Listening to the Spirit
This isn’t just a different model of church (which is what I hear all the time). No, this is a life where Spirit-dependence is required. The reason things are uncomfortable is because we’re always being taken to places beyond our ability. To turn back means going back in to a mode where we can control things. This is why Jesus said that following Him meant dying (Matt. 16:24–26).
In Gethsemane, Jesus didn’t ask His disciples what they thought He should do. If He had, they would have answered with an emphatic, “You can’t die! That’s the worst idea ever!” Jesus didn’t give in to His discomfort. Instead, he went straight to the Father and asked Him what the next step was. For Jesus, living by the Spirit meant saying, “Not my will, but yours be done.”
Missional communities are not rocket science.

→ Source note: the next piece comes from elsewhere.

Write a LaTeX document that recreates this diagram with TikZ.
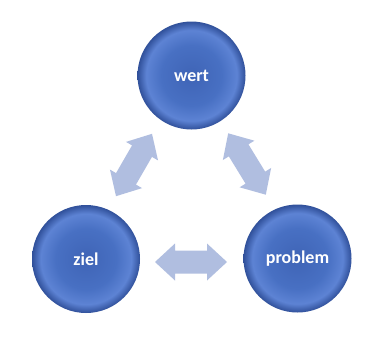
\documentclass[tikz,border=0pt]{standalone}
\usepackage{fontspec}
\setmainfont{Carlito}
\definecolor{cA}{HTML}{3F64B6}
\definecolor{cB}{HTML}{4870C3}
\definecolor{cC}{HTML}{5D83D4}
\definecolor{cD}{HTML}{30509A}
\definecolor{arr}{HTML}{B0BEE0}
\pgfdeclareradialshading{ballshade}{\pgfpoint{0bp}{0bp}}{color(0bp)=(cA); color(14bp)=(cB); color(21bp)=(cC); color(25bp)=(cD); color(50bp)=(cD)}
\tikzset{
  ball/.style={circle, minimum size=108pt, inner sep=0pt, shading=ballshade, text=white, font=\bfseries\fontsize{18}{20}\selectfont},
  dblarrow/.style={fill=arr, draw=none}
}
\newcommand{\dblarrowpath}{(-36,0) -- (-16,-18.5) -- (-16,-11.5) -- (16,-11.5) -- (16,-18.5) -- (36,0) -- (16,18.5) -- (16,11.5) -- (-16,11.5) -- (-16,18.5) -- cycle}
\begin{document}
\begin{tikzpicture}[x=1pt,y=-1pt]
\useasboundingbox[fill=white] (0,0) rectangle (391,343);
\node[ball] (wert) at (191.5,75.5) {wert};
\node[ball] (ziel) at (86,259) {ziel};
\node[ball] (problem) at (297.5,258.5) {problem};
\begin{scope}[shift={(134,165)}, rotate=60]
\fill[dblarrow] \dblarrowpath;
\end{scope}
\begin{scope}[shift={(247,164)}, rotate=-58.5]
\fill[dblarrow] \dblarrowpath;
\end{scope}
\begin{scope}[shift={(191,262)}]
\fill[dblarrow] \dblarrowpath;
\end{scope}
\end{tikzpicture}
\end{document}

Really, the only complicated thing about them is unlearning our tendency to control things. Allowing the Spirit to move in to our hidden places feels strange at first, but when we do it, it inevitably results in healing, reconciliation, and new direction. Missional communities then aren’t even the point. The point is forming mature disciples who know how to listen to the Spirit and go into all the world.
Part of the work I do through Saturate is overseeing our coaching communities. When we designed them a few years ago, we wanted to do it in a way that wasn’t prescriptive. Instead, we wanted to create an experience that helped church-planters learn to listen to the Spirit. That’s why we ask questions before we give processes. That’s why we listen more than we speak. This is what it looks like to live by the Spirit. This is what it looks like to live in and lead a missional community. This is what it looks like to plant a church. This is what it means to be a disciple. It’s all about listening.
The Irish poet W.B. Yeats once wrote, “It takes more courage to examine the dark corners of your own soul than it does for a soldier to fight on a battlefield.”
“How’s your heart?” This is the question the Spirit confronts us with regularly. Do you want to turn away? I’d like to present a new saying. Submitting to the Spirit isn’t hard. It’s just unfamiliar. The more we do it, the more we can say with Peter, “There’s nowhere else to go.”
Do you battle with wanting to leave the mission of Jesus, too?